* **What to work on**
Write the lines out exactly as they stand, from the one containing "Emit a Python" through the one containing "1255, 1300, 1355]", and only those. Omit pictures.

Rows from a dataset of charts and code:
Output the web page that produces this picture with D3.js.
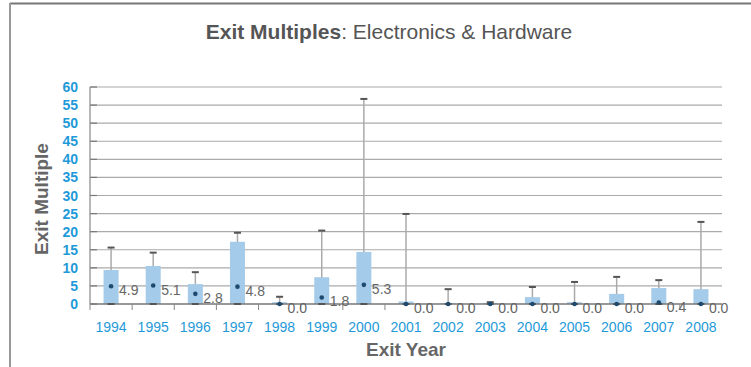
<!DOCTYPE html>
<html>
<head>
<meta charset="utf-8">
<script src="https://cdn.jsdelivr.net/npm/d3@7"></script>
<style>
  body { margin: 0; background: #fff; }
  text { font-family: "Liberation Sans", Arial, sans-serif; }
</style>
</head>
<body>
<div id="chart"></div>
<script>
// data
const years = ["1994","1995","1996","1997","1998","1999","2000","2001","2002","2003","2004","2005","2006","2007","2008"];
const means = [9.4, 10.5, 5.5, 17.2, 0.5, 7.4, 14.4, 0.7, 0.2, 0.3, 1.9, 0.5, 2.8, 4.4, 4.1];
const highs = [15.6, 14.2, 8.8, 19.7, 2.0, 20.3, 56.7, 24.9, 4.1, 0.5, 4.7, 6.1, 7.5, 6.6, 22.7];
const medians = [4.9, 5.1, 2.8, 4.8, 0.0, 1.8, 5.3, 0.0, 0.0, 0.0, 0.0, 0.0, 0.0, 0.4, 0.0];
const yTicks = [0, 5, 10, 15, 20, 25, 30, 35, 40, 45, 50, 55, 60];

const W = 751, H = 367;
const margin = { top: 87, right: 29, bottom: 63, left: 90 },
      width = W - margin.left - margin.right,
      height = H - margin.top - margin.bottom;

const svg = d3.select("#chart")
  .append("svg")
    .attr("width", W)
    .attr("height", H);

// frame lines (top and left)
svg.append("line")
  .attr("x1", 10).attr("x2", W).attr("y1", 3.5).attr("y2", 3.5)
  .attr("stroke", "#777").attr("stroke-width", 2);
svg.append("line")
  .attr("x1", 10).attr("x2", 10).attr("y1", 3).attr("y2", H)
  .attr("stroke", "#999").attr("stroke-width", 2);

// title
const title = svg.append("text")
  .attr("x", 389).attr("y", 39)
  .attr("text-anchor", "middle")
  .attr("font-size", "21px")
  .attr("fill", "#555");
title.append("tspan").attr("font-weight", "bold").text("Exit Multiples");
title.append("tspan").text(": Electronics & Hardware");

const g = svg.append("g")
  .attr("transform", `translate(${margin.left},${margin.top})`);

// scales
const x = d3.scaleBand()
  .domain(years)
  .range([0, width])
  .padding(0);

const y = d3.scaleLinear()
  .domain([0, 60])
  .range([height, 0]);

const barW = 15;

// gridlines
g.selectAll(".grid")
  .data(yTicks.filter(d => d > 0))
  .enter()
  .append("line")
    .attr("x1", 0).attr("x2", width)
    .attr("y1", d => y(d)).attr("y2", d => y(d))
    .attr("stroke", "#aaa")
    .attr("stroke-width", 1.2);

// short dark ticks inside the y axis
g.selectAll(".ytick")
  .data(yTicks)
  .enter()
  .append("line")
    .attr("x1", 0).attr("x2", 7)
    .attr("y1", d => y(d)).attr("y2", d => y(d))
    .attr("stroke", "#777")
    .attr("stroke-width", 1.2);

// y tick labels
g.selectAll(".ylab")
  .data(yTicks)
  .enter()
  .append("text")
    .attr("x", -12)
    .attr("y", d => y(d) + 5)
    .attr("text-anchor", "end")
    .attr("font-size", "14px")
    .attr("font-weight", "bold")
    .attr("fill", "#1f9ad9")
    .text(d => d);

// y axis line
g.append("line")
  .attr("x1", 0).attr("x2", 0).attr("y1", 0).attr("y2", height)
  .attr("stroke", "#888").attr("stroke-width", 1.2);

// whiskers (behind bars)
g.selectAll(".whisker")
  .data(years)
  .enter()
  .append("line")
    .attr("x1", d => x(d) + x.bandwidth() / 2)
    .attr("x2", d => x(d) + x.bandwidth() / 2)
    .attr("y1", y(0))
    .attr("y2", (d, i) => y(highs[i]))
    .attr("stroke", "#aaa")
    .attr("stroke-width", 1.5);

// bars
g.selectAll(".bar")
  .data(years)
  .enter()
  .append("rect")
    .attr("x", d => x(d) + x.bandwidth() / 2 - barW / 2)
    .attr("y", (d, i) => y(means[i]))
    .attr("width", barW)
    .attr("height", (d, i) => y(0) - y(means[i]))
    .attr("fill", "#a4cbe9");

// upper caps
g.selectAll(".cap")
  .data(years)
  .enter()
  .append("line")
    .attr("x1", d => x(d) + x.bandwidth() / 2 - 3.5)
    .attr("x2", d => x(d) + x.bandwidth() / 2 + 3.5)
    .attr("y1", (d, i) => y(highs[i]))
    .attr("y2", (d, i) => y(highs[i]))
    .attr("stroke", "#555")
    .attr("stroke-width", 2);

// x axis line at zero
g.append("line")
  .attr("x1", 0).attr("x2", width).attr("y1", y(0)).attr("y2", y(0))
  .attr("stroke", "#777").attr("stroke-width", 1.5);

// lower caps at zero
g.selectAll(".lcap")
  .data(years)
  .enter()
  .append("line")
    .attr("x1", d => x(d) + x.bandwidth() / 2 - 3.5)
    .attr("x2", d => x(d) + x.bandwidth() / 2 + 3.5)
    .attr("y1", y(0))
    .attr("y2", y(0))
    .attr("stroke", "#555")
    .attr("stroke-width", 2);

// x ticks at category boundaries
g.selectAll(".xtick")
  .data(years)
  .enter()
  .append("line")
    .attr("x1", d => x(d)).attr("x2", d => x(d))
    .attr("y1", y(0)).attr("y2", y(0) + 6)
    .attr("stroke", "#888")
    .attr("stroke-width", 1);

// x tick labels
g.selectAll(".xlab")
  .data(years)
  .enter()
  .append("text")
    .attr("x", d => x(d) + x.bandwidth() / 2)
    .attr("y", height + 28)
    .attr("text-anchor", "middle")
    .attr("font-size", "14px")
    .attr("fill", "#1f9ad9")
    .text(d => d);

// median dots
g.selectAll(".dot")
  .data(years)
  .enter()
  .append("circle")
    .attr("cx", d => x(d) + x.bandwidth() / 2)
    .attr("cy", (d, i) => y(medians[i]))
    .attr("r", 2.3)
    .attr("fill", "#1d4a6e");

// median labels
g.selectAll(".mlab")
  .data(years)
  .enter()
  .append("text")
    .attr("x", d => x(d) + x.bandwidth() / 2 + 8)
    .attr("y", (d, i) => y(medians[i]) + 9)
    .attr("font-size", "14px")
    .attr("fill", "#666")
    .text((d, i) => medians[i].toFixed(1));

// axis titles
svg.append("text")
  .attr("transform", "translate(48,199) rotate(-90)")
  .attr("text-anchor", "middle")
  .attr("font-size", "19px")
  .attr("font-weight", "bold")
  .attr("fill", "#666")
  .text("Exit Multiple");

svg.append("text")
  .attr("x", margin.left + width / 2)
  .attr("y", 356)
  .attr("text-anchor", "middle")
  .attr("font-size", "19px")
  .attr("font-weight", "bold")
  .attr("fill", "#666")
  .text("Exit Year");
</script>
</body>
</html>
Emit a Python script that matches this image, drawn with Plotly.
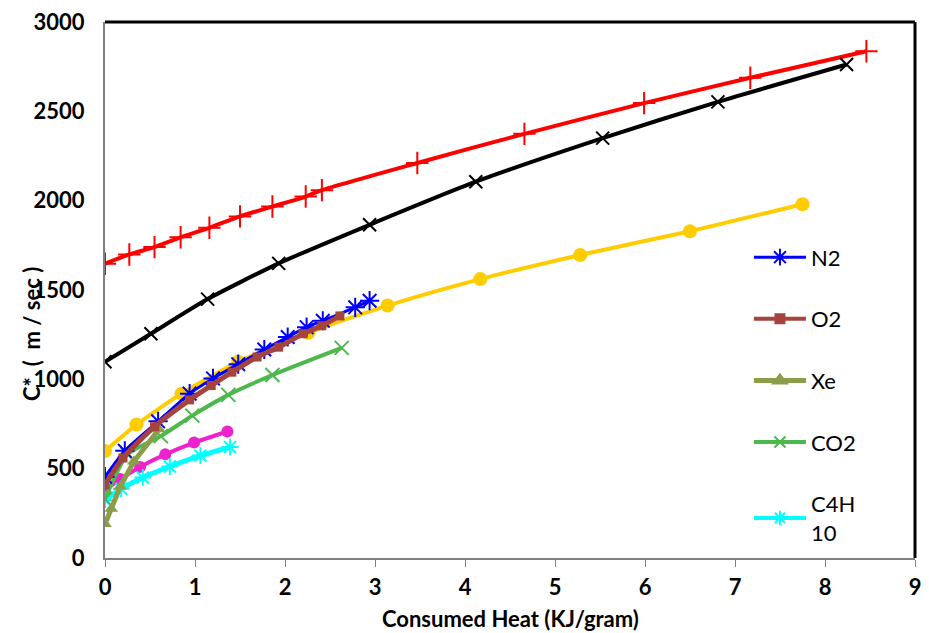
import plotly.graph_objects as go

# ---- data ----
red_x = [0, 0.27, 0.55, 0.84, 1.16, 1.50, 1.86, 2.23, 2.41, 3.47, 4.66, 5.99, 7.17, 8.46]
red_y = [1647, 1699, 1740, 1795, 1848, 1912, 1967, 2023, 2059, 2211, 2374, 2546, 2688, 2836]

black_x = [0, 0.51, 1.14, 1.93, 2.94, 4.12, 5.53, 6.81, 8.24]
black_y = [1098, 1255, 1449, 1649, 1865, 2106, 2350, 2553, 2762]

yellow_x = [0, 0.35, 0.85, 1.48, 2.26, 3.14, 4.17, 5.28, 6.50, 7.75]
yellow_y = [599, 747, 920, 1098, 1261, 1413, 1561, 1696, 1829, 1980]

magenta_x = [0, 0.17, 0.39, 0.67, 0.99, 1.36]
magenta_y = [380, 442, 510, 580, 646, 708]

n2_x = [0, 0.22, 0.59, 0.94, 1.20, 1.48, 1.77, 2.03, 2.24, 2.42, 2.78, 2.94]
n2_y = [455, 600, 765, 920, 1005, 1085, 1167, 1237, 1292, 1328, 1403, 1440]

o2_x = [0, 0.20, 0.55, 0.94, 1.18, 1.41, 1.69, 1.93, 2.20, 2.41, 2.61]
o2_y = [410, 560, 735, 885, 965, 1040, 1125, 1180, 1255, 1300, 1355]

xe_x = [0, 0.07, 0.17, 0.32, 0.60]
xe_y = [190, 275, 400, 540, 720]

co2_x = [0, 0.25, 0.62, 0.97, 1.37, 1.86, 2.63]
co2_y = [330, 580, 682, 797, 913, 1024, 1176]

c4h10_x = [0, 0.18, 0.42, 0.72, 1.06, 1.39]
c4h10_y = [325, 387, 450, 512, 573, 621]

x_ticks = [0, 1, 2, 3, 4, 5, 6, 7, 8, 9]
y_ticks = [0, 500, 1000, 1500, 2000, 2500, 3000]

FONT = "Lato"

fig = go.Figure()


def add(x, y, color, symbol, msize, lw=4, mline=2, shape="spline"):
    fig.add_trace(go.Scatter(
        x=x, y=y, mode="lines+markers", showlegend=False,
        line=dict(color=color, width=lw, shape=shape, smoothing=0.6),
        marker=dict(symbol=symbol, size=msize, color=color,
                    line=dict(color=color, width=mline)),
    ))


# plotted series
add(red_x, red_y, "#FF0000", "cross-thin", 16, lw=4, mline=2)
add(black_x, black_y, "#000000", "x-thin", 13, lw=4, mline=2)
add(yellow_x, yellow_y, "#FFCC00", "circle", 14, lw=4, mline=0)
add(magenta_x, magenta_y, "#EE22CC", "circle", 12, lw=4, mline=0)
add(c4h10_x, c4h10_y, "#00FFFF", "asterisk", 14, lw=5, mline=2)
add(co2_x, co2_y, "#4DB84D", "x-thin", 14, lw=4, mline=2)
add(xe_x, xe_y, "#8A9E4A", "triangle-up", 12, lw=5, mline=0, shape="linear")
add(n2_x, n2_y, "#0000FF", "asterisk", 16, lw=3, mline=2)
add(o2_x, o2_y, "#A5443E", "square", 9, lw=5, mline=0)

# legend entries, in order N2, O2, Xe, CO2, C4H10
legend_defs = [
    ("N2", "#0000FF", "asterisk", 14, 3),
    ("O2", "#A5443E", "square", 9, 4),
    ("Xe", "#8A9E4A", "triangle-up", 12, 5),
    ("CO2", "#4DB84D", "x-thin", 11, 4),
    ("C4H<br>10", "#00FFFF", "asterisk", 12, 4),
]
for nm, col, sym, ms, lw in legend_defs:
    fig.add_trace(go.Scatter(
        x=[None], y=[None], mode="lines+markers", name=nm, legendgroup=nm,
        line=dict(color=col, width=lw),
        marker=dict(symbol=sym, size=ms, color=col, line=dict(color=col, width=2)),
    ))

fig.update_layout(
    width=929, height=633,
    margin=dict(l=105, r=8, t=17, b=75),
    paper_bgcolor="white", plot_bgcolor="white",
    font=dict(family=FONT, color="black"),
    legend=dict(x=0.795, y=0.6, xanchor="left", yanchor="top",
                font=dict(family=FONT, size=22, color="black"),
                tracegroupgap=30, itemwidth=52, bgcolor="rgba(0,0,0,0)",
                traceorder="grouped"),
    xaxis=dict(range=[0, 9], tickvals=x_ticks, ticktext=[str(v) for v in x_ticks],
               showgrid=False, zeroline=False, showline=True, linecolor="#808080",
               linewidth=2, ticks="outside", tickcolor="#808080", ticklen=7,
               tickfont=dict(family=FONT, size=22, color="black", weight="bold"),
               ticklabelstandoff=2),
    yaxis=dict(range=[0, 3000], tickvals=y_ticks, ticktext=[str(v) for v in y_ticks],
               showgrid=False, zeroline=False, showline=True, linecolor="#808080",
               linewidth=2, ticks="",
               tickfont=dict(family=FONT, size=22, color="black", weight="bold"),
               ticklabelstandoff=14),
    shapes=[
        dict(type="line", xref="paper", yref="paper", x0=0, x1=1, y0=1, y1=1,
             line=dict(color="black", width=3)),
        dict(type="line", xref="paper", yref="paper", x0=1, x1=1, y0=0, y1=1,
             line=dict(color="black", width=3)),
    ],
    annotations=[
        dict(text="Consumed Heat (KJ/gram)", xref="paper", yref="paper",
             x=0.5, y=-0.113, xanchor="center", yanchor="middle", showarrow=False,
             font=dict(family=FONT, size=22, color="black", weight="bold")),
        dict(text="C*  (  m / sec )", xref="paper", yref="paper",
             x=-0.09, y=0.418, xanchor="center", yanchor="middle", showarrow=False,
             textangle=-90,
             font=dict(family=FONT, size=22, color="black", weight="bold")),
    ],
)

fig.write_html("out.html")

* **Task response**
Emit a Python script that matches this image, drawn with Plotly.
import plotly.graph_objects as go

# ---- data ----
red_x = [0, 0.27, 0.55, 0.84, 1.16, 1.50, 1.86, 2.23, 2.41, 3.47, 4.66, 5.99, 7.17, 8.46]
red_y = [1647, 1699, 1740, 1795, 1848, 1912, 1967, 2023, 2059, 2211, 2374, 2546, 2688, 2836]

black_x = [0, 0.51, 1.14, 1.93, 2.94, 4.12, 5.53, 6.81, 8.24]
black_y = [1098, 1255, 1449, 1649, 1865, 2106, 2350, 2553, 2762]

yellow_x = [0, 0.35, 0.85, 1.48, 2.26, 3.14, 4.17, 5.28, 6.50, 7.75]
yellow_y = [599, 747, 920, 1098, 1261, 1413, 1561, 1696, 1829, 1980]

magenta_x = [0, 0.17, 0.39, 0.67, 0.99, 1.36]
magenta_y = [380, 442, 510, 580, 646, 708]

n2_x = [0, 0.22, 0.59, 0.94, 1.20, 1.48, 1.77, 2.03, 2.24, 2.42, 2.78, 2.94]
n2_y = [455, 600, 765, 920, 1005, 1085, 1167, 1237, 1292, 1328, 1403, 1440]

o2_x = [0, 0.20, 0.55, 0.94, 1.18, 1.41, 1.69, 1.93, 2.20, 2.41, 2.61]
o2_y = [410, 560, 735, 885, 965, 1040, 1125, 1180, 1255, 1300, 1355]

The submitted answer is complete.